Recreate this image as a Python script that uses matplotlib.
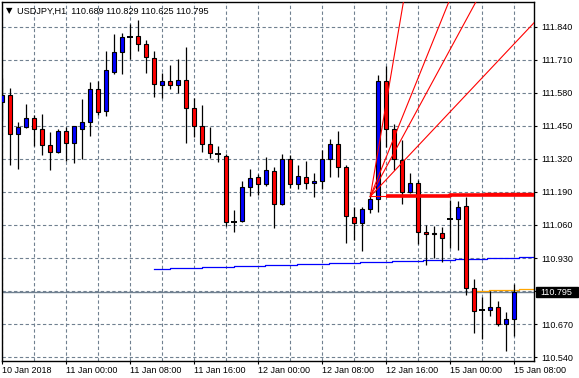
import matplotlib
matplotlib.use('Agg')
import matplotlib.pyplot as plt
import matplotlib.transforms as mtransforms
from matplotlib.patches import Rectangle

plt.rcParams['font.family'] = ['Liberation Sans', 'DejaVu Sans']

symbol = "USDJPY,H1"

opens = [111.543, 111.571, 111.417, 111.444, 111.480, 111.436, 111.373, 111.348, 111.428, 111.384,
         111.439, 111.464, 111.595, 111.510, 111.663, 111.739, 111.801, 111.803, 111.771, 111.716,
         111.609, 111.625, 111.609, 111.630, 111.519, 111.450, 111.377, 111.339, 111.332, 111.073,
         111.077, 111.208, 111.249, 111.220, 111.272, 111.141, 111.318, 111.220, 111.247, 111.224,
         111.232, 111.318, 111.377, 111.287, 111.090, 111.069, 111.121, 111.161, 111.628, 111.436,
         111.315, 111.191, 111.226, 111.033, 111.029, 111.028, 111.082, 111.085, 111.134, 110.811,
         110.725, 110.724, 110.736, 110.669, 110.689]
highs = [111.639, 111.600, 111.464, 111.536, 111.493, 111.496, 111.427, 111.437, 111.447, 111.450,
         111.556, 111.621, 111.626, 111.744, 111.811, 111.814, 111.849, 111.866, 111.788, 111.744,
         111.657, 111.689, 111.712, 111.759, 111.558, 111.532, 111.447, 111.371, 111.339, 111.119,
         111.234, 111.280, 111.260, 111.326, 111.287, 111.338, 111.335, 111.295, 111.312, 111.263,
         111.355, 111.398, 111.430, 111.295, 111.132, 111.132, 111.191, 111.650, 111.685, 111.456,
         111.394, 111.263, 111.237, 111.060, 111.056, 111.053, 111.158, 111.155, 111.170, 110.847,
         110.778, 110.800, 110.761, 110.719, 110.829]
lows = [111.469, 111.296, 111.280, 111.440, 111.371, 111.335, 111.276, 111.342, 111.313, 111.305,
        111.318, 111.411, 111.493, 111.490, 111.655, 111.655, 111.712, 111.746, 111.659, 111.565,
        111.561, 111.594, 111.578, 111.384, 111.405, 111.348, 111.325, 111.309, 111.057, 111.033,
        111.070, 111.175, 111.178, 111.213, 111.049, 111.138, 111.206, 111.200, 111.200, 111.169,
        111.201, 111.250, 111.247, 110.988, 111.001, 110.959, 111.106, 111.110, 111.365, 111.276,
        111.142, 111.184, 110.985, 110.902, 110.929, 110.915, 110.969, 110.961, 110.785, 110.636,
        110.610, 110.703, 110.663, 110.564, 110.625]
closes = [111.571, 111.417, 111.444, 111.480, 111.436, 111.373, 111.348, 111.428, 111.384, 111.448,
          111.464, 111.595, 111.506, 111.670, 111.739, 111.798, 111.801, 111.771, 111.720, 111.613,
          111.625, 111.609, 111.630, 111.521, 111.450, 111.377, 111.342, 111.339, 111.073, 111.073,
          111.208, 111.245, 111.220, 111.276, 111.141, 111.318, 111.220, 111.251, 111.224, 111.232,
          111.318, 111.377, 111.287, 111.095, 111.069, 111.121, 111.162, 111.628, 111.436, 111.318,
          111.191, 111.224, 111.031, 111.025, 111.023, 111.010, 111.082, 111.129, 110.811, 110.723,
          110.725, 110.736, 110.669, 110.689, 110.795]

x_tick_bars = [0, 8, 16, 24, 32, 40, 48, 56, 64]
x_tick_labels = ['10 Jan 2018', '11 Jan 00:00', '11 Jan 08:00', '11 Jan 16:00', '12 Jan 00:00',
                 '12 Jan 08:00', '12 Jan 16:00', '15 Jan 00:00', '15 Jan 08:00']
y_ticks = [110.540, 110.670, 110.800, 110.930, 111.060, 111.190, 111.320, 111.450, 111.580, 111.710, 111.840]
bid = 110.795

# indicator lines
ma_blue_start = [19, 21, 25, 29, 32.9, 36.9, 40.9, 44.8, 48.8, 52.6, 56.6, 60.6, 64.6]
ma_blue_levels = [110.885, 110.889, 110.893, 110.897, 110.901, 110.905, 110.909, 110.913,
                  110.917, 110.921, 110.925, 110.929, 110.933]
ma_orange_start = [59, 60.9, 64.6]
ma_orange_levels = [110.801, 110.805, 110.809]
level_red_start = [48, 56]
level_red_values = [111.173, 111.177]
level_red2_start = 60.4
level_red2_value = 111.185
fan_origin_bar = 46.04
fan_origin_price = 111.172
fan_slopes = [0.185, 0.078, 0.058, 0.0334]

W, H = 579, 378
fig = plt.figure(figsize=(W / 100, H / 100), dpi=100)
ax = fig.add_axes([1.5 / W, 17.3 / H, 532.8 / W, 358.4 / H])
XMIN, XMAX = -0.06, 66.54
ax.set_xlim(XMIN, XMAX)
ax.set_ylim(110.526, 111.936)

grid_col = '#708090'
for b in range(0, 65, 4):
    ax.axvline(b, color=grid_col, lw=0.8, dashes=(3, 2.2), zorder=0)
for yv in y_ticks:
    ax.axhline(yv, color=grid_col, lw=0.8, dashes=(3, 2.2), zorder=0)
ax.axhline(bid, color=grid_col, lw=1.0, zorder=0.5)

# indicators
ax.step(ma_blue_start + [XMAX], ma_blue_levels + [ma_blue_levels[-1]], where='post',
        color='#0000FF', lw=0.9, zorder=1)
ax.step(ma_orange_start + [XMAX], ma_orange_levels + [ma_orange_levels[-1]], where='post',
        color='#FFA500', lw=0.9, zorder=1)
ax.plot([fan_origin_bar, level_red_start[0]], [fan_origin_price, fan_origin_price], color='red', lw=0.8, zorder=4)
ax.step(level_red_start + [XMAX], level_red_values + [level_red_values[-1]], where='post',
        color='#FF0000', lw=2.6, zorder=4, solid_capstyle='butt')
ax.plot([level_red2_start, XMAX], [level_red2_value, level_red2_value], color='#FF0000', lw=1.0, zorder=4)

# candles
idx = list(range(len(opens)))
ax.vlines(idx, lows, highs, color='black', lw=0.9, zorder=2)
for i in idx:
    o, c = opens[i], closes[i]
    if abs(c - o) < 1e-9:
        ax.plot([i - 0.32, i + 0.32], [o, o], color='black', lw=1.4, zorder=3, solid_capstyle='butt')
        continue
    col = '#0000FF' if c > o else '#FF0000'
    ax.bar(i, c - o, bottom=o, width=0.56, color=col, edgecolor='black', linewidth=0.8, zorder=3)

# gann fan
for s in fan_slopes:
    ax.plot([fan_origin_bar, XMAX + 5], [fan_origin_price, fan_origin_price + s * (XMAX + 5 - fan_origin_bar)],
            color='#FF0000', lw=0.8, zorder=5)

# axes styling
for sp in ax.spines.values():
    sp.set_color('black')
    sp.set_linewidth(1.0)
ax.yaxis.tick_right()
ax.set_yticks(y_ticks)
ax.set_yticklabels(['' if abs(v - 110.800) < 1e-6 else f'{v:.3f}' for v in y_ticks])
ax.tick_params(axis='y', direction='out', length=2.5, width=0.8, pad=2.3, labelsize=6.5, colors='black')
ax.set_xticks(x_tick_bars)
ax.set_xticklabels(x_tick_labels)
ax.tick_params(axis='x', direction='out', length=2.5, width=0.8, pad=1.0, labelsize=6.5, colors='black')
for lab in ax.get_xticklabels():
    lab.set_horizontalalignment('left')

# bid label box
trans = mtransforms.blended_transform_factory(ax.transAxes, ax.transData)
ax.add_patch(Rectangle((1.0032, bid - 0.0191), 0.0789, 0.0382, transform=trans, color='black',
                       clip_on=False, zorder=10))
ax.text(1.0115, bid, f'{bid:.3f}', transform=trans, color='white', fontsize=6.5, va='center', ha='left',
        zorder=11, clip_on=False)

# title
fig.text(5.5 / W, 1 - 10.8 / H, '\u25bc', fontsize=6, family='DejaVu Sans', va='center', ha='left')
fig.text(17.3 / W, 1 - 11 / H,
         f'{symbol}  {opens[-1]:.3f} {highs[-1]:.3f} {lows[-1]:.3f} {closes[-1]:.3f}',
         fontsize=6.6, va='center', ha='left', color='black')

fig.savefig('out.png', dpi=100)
○ ○ ○ ○ ○
Quote, exactly and only, the lines from the first line of the data above through the line containing "plt.rcParams['font.family'] = ['Liberation". The pictures do not belong in it.

--- Response to this task ---
Recreate this image as a Python script that uses matplotlib.
import matplotlib
matplotlib.use('Agg')
import matplotlib.pyplot as plt
import matplotlib.transforms as mtransforms
from matplotlib.patches import Rectangle

plt.rcParams['font.family'] = ['Liberation Sans', 'DejaVu Sans']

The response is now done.